--- START OF PROVIDED DATA ---

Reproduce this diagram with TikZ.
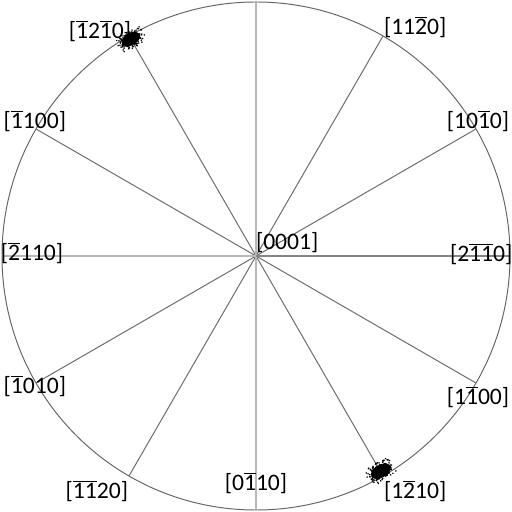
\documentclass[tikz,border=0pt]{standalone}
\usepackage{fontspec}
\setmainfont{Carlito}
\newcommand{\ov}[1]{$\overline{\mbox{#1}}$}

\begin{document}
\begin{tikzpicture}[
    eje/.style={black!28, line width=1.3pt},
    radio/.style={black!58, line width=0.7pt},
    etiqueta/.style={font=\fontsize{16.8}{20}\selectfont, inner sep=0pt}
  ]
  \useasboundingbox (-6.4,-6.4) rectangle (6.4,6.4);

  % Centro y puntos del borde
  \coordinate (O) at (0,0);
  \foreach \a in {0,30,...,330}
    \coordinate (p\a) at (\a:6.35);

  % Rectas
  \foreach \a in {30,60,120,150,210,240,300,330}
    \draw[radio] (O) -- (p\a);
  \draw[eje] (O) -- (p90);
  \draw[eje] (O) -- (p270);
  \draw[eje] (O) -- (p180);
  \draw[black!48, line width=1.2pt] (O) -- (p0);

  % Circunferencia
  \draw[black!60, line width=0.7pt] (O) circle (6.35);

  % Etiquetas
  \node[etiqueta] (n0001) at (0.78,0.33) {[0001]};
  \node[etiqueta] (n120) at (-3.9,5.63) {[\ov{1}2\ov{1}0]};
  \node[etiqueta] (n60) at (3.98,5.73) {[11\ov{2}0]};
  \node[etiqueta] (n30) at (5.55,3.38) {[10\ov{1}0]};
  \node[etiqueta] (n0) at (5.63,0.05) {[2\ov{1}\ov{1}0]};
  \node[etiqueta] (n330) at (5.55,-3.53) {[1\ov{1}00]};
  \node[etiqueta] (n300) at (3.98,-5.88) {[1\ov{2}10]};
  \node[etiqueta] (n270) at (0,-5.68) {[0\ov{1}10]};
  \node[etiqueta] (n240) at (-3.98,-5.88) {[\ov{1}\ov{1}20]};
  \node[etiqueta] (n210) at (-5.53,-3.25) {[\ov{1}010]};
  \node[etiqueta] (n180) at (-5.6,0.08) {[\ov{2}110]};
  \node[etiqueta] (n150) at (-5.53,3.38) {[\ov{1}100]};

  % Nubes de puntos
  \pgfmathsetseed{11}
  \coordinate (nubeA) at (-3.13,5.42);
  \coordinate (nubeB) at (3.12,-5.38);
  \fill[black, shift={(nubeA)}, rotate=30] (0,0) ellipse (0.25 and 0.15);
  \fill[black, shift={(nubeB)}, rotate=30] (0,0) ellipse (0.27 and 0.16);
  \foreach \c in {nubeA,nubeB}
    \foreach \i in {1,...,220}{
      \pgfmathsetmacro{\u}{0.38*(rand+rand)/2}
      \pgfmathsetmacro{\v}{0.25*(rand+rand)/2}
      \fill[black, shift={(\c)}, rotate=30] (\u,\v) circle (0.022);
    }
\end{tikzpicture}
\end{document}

--- END OF PROVIDED DATA ---

■ WRITTEN REQUEST:
From the first line above down to the line with "(O) circle (6.35);", reproduce every line and no others, omitting pictures.

■ RESULT OF THIS EXERCISE:
Reproduce this diagram with TikZ.
\documentclass[tikz,border=0pt]{standalone}
\usepackage{fontspec}
\setmainfont{Carlito}
\newcommand{\ov}[1]{$\overline{\mbox{#1}}$}

\begin{document}
\begin{tikzpicture}[
    eje/.style={black!28, line width=1.3pt},
    radio/.style={black!58, line width=0.7pt},
    etiqueta/.style={font=\fontsize{16.8}{20}\selectfont, inner sep=0pt}
  ]
  \useasboundingbox (-6.4,-6.4) rectangle (6.4,6.4);

  % Centro y puntos del borde
  \coordinate (O) at (0,0);
  \foreach \a in {0,30,...,330}
    \coordinate (p\a) at (\a:6.35);

  % Rectas
  \foreach \a in {30,60,120,150,210,240,300,330}
    \draw[radio] (O) -- (p\a);
  \draw[eje] (O) -- (p90);
  \draw[eje] (O) -- (p270);
  \draw[eje] (O) -- (p180);
  \draw[black!48, line width=1.2pt] (O) -- (p0);

  % Circunferencia
  \draw[black!60, line width=0.7pt] (O) circle (6.35);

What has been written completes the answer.